→ **DATASET CONTENT**:
↓
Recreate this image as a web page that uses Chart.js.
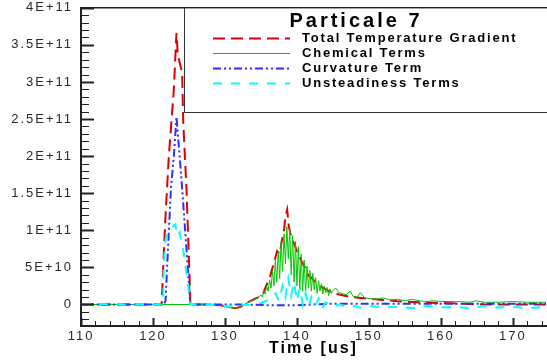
<!DOCTYPE html>
<html>
<head>
<meta charset="utf-8">
<script src="https://cdn.jsdelivr.net/npm/chart.js@4.4.0/dist/chart.umd.min.js"></script>
<style>
  html, body { margin: 0; padding: 0; background: #fff; }
  #wrap { width: 547px; height: 364px; position: relative; }
</style>
</head>
<body>
<div id="wrap"><canvas id="chart"></canvas></div>
<script>
// all series values are in units of 1E+11
const E11 = 1e11;

const redTime = [110, 112, 114, 116, 118, 120, 121.0, 121.2, 121.3, 121.7, 122.2, 122.9, 123.26,
  123.45, 124.05, 124.2, 124.65, 124.97, 125.2, 126, 128, 129.5, 130.5, 131.5, 132.2,
  133, 134.2, 135.17, 136.3, 137.25, 137.6, 137.94, 138.2, 138.4, 138.64, 138.86, 139.1, 139.33, 139.6,
  140.0, 140.3, 140.7, 141.1, 141.6, 142.0, 142.6, 143.0, 143.5, 144.2, 144.9, 146, 147.5,
  149.75, 152, 153.9, 157, 160, 163, 166, 170, 174.6];
const redValues = [0, 0, 0, 0, 0, 0, 0, 0, 0.23, 1.12, 2.0, 2.9, 3.66,
  3.36, 3.13, 2.46, 1.57, 0.68, 0, 0, 0, -0.01, -0.04, -0.05, -0.03,
  0.02, 0.08, 0.12, 0.39, 0.72, 0.68, 0.88, 1.0, 1.19, 1.28, 1.06, 0.95, 0.88, 0.82,
  0.72, 0.66, 0.57, 0.5, 0.39, 0.36, 0.30, 0.27, 0.23, 0.19, 0.16, 0.13, 0.10,
  0.08, 0.06, 0.045, 0.03, 0.02, 0.01, 0, 0, 0];

const greenTime = [110, 120, 125, 128, 129.5, 130.5, 131.5, 132.2,
  133.0, 133.4, 133.8, 134.2, 134.6,
  135.0, 135.2, 135.4, 135.6, 135.8, 136.0, 136.2, 136.4, 136.6, 136.8,
  137.0, 137.2, 137.4, 137.6, 137.8, 138.0, 138.2, 138.4, 138.6, 138.8,
  139.0, 139.2, 139.4, 139.6, 139.8, 140.0, 140.2, 140.4, 140.6, 140.8,
  141.0, 141.2, 141.4, 141.6, 141.8, 142.0, 142.2, 142.4, 142.6, 142.8,
  143.0, 143.2, 143.4, 143.6, 143.8, 144.0, 144.2, 144.4, 144.6, 144.8,
  145.0, 145.4, 145.8, 146.2, 146.8, 147.4, 147.8, 148.4, 148.8, 149.4,
  150, 151, 152, 153, 154, 155, 156, 157, 158, 159, 160,
  162, 164, 165, 166, 168, 170, 172, 174.6];
const greenValues = [0, 0, 0, 0, -0.01, -0.04, -0.05, -0.03,
  0.02, 0.04, 0.05, 0.07, 0.09,
  0.13, 0.10, 0.18, 0.14, 0.25, 0.18, 0.33, 0.22, 0.45, 0.25,
  0.60, 0.30, 0.72, 0.35, 0.85, 0.45, 0.95, 0.55, 1.05, 0.62,
  1.02, 0.40, 0.93, 0.30, 0.85, 0.25, 0.78, 0.20, 0.68, 0.18,
  0.60, 0.15, 0.52, 0.22, 0.46, 0.18, 0.42, 0.20, 0.36, 0.15,
  0.32, 0.18, 0.28, 0.14, 0.25, 0.16, 0.23, 0.12, 0.21, 0.15,
  0.19, 0.22, 0.16, 0.15, 0.13, 0.18, 0.11, 0.10, 0.16, 0.09,
  0.08, 0.07, 0.09, 0.06, 0.07, 0.05, 0.07, 0.05, 0.04, 0.05, 0.04,
  0.04, 0.03, 0.05, 0.03, 0.03, 0.04, 0.03, 0.03];

const blueTime = [110, 112, 114, 116, 118, 120,
  121.5, 121.75, 122.05, 122.5, 122.9, 123.26, 123.7, 124.05, 124.7, 125.05, 125.15,
  127, 130, 133, 136, 138, 140, 142, 145, 150, 155, 160, 165, 170, 174.6];
const blueValues = [0, 0, 0, 0, 0, 0,
  0, 0.05, 0.68, 1.57, 2.0, 2.53, 2.0, 1.57, 0.68, 0.2, 0,
  0, 0, 0, -0.01, -0.01, -0.01, 0, 0.01, 0.01, 0.01, 0.01, 0.01, 0.01, 0.01];

const cyanTime = [110, 111, 112, 113, 114, 115, 116, 117, 118, 119, 120, 121,
  121.4, 121.5, 121.75, 122.2, 122.6, 123.1, 123.4, 123.7, 124.25, 124.7, 125.05, 125.2,
  126, 128, 130, 132, 134, 135, 136, 137, 137.5, 138,
  138.4, 138.8, 139.2, 139.6, 140, 140.4, 140.8, 141.2, 141.6, 142,
  142.5, 143, 143.5, 144, 145, 146, 147, 148, 149, 150,
  152, 154, 156, 158, 160, 162, 164, 166, 168, 170, 172, 174.6];
const cyanValues = [0, 0.005, -0.005, 0.005, 0, 0.005, -0.005, 0, 0.005, 0, 0, 0,
  0, 0.56, 0.88, 0.99, 1.04, 1.08, 0.92, 0.97, 0.70, 0.39, 0.12, 0,
  0, 0, -0.02, -0.01, 0, 0.02, 0.06, 0.15, 0.05, 0.25,
  0.1, 0.35, 0.12, 0.3, 0.05, 0.22, 0.0, 0.15, -0.03, 0.1,
  -0.02, 0.08, -0.05, 0.03, -0.03, 0, -0.04, -0.02, -0.05, -0.02,
  -0.04, -0.03, -0.05, -0.02, -0.04, -0.03, -0.05, -0.02, -0.04, -0.03, -0.05, -0.03];

const seriesNames = ['Total Temperature Gradient', 'Chemical Terms', 'Curvature Term', 'Unsteadiness Terms'];
const chartTitle = 'Particale 7';
const xAxisTitle = 'Time [us]';
const xTickValues = [110, 120, 130, 140, 150, 160, 170];
const yTickValues = [0, 0.5, 1, 1.5, 2, 2.5, 3, 3.5, 4];
const yTickLabels = ['0', '5E+10', '1E+11', '1.5E+11', '2E+11', '2.5E+11', '3E+11', '3.5E+11', '4E+11'];

// line styles (Tecplot-like)
const seriesStyles = [
    { color: '#dd0000', width: 2, dash: [12, 6] },
    { color: '#00c800', width: 1, dash: [] },
    { color: '#2f2fff', width: 2, dash: [8, 3, 2, 3, 2, 3] },
    { color: '#00ffff', width: 2, dash: [9, 9] }
];

function toPoints(times, values) {
    return times.map((t, i) => ({ x: t, y: values[i] * E11 }));
}

const FONT = '"Liberation Sans", Arial, sans-serif';

// inward ticks, top frame line and the boxed legend
const framePlugin = {
    id: 'frame',
    beforeLayout(chart) {
        chart.ctx.letterSpacing = '2px';
    },
    beforeDraw(chart) {
        chart.ctx.letterSpacing = '2px';
    },
    afterDatasetsDraw(chart) {
        const { ctx, chartArea: a, scales: { x, y } } = chart;
        ctx.save();
        ctx.strokeStyle = '#222';

        // y ticks (pointing into the plot)
        for (let v = -2; v <= 40; v++) {
            const py = Math.round(y.getPixelForValue(v * 1e10)) + 0.5;
            const major = v % 5 === 0;
            ctx.lineWidth = major ? 2 : 1;
            ctx.beginPath();
            ctx.moveTo(a.left, py);
            ctx.lineTo(a.left + (major ? 13 : 8), py);
            ctx.stroke();
        }
        // x ticks
        for (let v = 110; v <= 174; v += 2) {
            const px = Math.round(x.getPixelForValue(v)) + 0.5;
            const major = v % 10 === 0;
            ctx.lineWidth = major ? 2 : 1;
            ctx.beginPath();
            ctx.moveTo(px, a.bottom);
            ctx.lineTo(px, a.bottom - (major ? 8 : 5));
            ctx.stroke();
        }
        // top frame line
        ctx.lineWidth = 1.5;
        ctx.beginPath();
        ctx.moveTo(a.left, a.top);
        ctx.lineTo(chart.width, a.top);
        ctx.stroke();

        // legend box
        const bx = 184.5, by = a.top, bb = 112.5;
        ctx.fillStyle = '#fff';
        ctx.fillRect(bx, by + 1, chart.width - bx, bb - by - 1);
        ctx.lineWidth = 1;
        ctx.strokeStyle = '#333';
        ctx.beginPath();
        ctx.moveTo(bx, by);
        ctx.lineTo(bx, bb);
        ctx.lineTo(chart.width, bb);
        ctx.stroke();

        ctx.fillStyle = '#000';
        ctx.textBaseline = 'middle';
        ctx.textAlign = 'center';
        ctx.letterSpacing = '3px';
        ctx.font = 'bold 20px ' + FONT;
        ctx.fillText(chartTitle, 356, 21);

        ctx.textAlign = 'left';
        ctx.letterSpacing = '1.8px';
        ctx.font = 'bold 13px ' + FONT;
        const rows = [38.5, 53.5, 68.5, 83.5];
        seriesNames.forEach((name, i) => {
            const s = seriesStyles[i];
            ctx.strokeStyle = s.color;
            ctx.lineWidth = s.width;
            ctx.setLineDash(s.dash);
            ctx.beginPath();
            ctx.moveTo(213, rows[i]);
            ctx.lineTo(290, rows[i]);
            ctx.stroke();
            ctx.setLineDash([]);
            ctx.fillText(name, 302, rows[i]);
        });
        ctx.restore();
    }
};

const series = [
    toPoints(redTime, redValues),
    toPoints(greenTime, greenValues),
    toPoints(blueTime, blueValues),
    toPoints(cyanTime, cyanValues)
];

new Chart(document.getElementById('chart'), {
    type: 'line',
    data: {
        datasets: series.map((pts, i) => ({
            label: seriesNames[i],
            data: pts,
            borderColor: seriesStyles[i].color,
            borderWidth: seriesStyles[i].width,
            borderDash: seriesStyles[i].dash,
            pointRadius: 0,
            tension: 0,
            fill: false,
            order: 4 - i
        }))
    },
    options: {
        responsive: true,
        maintainAspectRatio: false,
        animation: false,
        layout: { padding: { top: 5, right: 1, left: 0, bottom: 0 } },
        plugins: {
            legend: { display: false },
            title: { display: false },
            tooltip: { enabled: false }
        },
        scales: {
            x: {
                type: 'linear',
                min: 110,
                max: 174.6,
                afterBuildTicks: (scale) => {
                    scale.ticks = xTickValues.map(v => ({ value: v }));
                },
                afterFit: (scale) => { scale.height = 38; },
                grid: { display: false },
                border: { display: true, color: '#222', width: 2 },
                ticks: {
                    color: '#2a2a2a',
                    font: { family: FONT, size: 13 },
                    padding: -5,
                    maxRotation: 0,
                    autoSkip: false
                },
                title: {
                    display: true,
                    text: xAxisTitle,
                    color: '#000',
                    font: { family: FONT, size: 16, weight: 'bold' },
                    padding: { top: 0, bottom: 6 }
                }
            },
            y: {
                type: 'linear',
                min: -0.29 * E11,
                max: 4 * E11,
                afterBuildTicks: (scale) => {
                    scale.ticks = yTickValues.map(v => ({ value: v * E11 }));
                },
                afterFit: (scale) => { scale.width = 81; },
                grid: { display: false },
                border: { display: true, color: '#222', width: 2 },
                ticks: {
                    color: '#2a2a2a',
                    font: { family: FONT, size: 13 },
                    padding: 0,
                    autoSkip: false,
                    callback: (value, index) => yTickLabels[index]
                }
            }
        }
    },
    plugins: [framePlugin]
});
</script>
</body>
</html>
↑
Begin at the top of the material above and output each line exactly, stopping after the line that holds "0.08, 0.06, 0.045, 0.03, 0.02, 0.01, 0, 0, 0];". Leave out pictures.

Recreate this image as a web page that uses Chart.js.
<!DOCTYPE html>
<html>
<head>
<meta charset="utf-8">
<script src="https://cdn.jsdelivr.net/npm/chart.js@4.4.0/dist/chart.umd.min.js"></script>
<style>
  html, body { margin: 0; padding: 0; background: #fff; }
  #wrap { width: 547px; height: 364px; position: relative; }
</style>
</head>
<body>
<div id="wrap"><canvas id="chart"></canvas></div>
<script>
// all series values are in units of 1E+11
const E11 = 1e11;

const redTime = [110, 112, 114, 116, 118, 120, 121.0, 121.2, 121.3, 121.7, 122.2, 122.9, 123.26,
  123.45, 124.05, 124.2, 124.65, 124.97, 125.2, 126, 128, 129.5, 130.5, 131.5, 132.2,
  133, 134.2, 135.17, 136.3, 137.25, 137.6, 137.94, 138.2, 138.4, 138.64, 138.86, 139.1, 139.33, 139.6,
  140.0, 140.3, 140.7, 141.1, 141.6, 142.0, 142.6, 143.0, 143.5, 144.2, 144.9, 146, 147.5,
  149.75, 152, 153.9, 157, 160, 163, 166, 170, 174.6];
const redValues = [0, 0, 0, 0, 0, 0, 0, 0, 0.23, 1.12, 2.0, 2.9, 3.66,
  3.36, 3.13, 2.46, 1.57, 0.68, 0, 0, 0, -0.01, -0.04, -0.05, -0.03,
  0.02, 0.08, 0.12, 0.39, 0.72, 0.68, 0.88, 1.0, 1.19, 1.28, 1.06, 0.95, 0.88, 0.82,
  0.72, 0.66, 0.57, 0.5, 0.39, 0.36, 0.30, 0.27, 0.23, 0.19, 0.16, 0.13, 0.10,
  0.08, 0.06, 0.045, 0.03, 0.02, 0.01, 0, 0, 0];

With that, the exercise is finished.